• Brief: Repeat all of the material below exactly as written, images excluded.

=== Source excerpt ===

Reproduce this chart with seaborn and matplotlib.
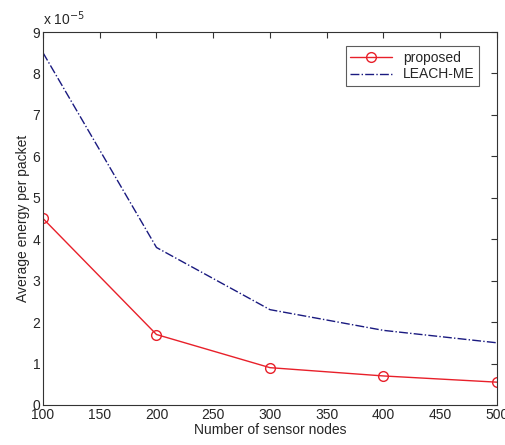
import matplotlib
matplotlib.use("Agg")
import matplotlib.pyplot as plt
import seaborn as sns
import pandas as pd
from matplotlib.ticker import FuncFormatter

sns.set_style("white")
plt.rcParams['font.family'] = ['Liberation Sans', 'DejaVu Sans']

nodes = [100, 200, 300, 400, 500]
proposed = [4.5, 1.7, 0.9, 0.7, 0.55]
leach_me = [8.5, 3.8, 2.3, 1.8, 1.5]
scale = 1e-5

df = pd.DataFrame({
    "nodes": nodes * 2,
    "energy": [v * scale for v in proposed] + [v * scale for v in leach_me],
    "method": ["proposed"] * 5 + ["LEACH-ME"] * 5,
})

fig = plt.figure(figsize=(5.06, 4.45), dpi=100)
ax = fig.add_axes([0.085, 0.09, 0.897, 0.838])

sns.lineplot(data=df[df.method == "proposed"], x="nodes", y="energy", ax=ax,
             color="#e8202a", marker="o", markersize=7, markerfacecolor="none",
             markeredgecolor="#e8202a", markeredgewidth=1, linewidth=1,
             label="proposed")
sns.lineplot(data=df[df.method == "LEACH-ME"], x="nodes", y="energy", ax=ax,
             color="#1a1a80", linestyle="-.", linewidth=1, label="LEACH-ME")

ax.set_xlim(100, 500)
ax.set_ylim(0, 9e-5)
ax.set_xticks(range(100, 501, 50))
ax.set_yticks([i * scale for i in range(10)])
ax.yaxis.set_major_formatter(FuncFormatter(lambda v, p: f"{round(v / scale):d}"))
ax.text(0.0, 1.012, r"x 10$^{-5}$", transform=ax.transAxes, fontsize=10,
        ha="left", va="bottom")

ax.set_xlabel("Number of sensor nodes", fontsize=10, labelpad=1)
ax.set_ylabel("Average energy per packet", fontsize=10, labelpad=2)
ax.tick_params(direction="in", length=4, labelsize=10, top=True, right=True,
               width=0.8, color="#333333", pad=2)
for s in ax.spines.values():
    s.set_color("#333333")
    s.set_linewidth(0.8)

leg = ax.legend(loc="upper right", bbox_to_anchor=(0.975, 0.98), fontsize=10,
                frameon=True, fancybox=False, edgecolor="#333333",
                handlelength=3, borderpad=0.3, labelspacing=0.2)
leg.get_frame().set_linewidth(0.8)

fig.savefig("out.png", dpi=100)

===

• Answer to the problem:
Reproduce this chart with seaborn and matplotlib.
import matplotlib
matplotlib.use("Agg")
import matplotlib.pyplot as plt
import seaborn as sns
import pandas as pd
from matplotlib.ticker import FuncFormatter

sns.set_style("white")
plt.rcParams['font.family'] = ['Liberation Sans', 'DejaVu Sans']

nodes = [100, 200, 300, 400, 500]
proposed = [4.5, 1.7, 0.9, 0.7, 0.55]
leach_me = [8.5, 3.8, 2.3, 1.8, 1.5]
scale = 1e-5

df = pd.DataFrame({
    "nodes": nodes * 2,
    "energy": [v * scale for v in proposed] + [v * scale for v in leach_me],
    "method": ["proposed"] * 5 + ["LEACH-ME"] * 5,
})

fig = plt.figure(figsize=(5.06, 4.45), dpi=100)
ax = fig.add_axes([0.085, 0.09, 0.897, 0.838])

sns.lineplot(data=df[df.method == "proposed"], x="nodes", y="energy", ax=ax,
             color="#e8202a", marker="o", markersize=7, markerfacecolor="none",
             markeredgecolor="#e8202a", markeredgewidth=1, linewidth=1,
             label="proposed")
sns.lineplot(data=df[df.method == "LEACH-ME"], x="nodes", y="energy", ax=ax,
             color="#1a1a80", linestyle="-.", linewidth=1, label="LEACH-ME")

ax.set_xlim(100, 500)
ax.set_ylim(0, 9e-5)
ax.set_xticks(range(100, 501, 50))
ax.set_yticks([i * scale for i in range(10)])
ax.yaxis.set_major_formatter(FuncFormatter(lambda v, p: f"{round(v / scale):d}"))
ax.text(0.0, 1.012, r"x 10$^{-5}$", transform=ax.transAxes, fontsize=10,
        ha="left", va="bottom")

ax.set_xlabel("Number of sensor nodes", fontsize=10, labelpad=1)
ax.set_ylabel("Average energy per packet", fontsize=10, labelpad=2)
ax.tick_params(direction="in", length=4, labelsize=10, top=True, right=True,
               width=0.8, color="#333333", pad=2)
for s in ax.spines.values():
    s.set_color("#333333")
    s.set_linewidth(0.8)

leg = ax.legend(loc="upper right", bbox_to_anchor=(0.975, 0.98), fontsize=10,
                frameon=True, fancybox=False, edgecolor="#333333",
                handlelength=3, borderpad=0.3, labelspacing=0.2)
leg.get_frame().set_linewidth(0.8)

fig.savefig("out.png", dpi=100)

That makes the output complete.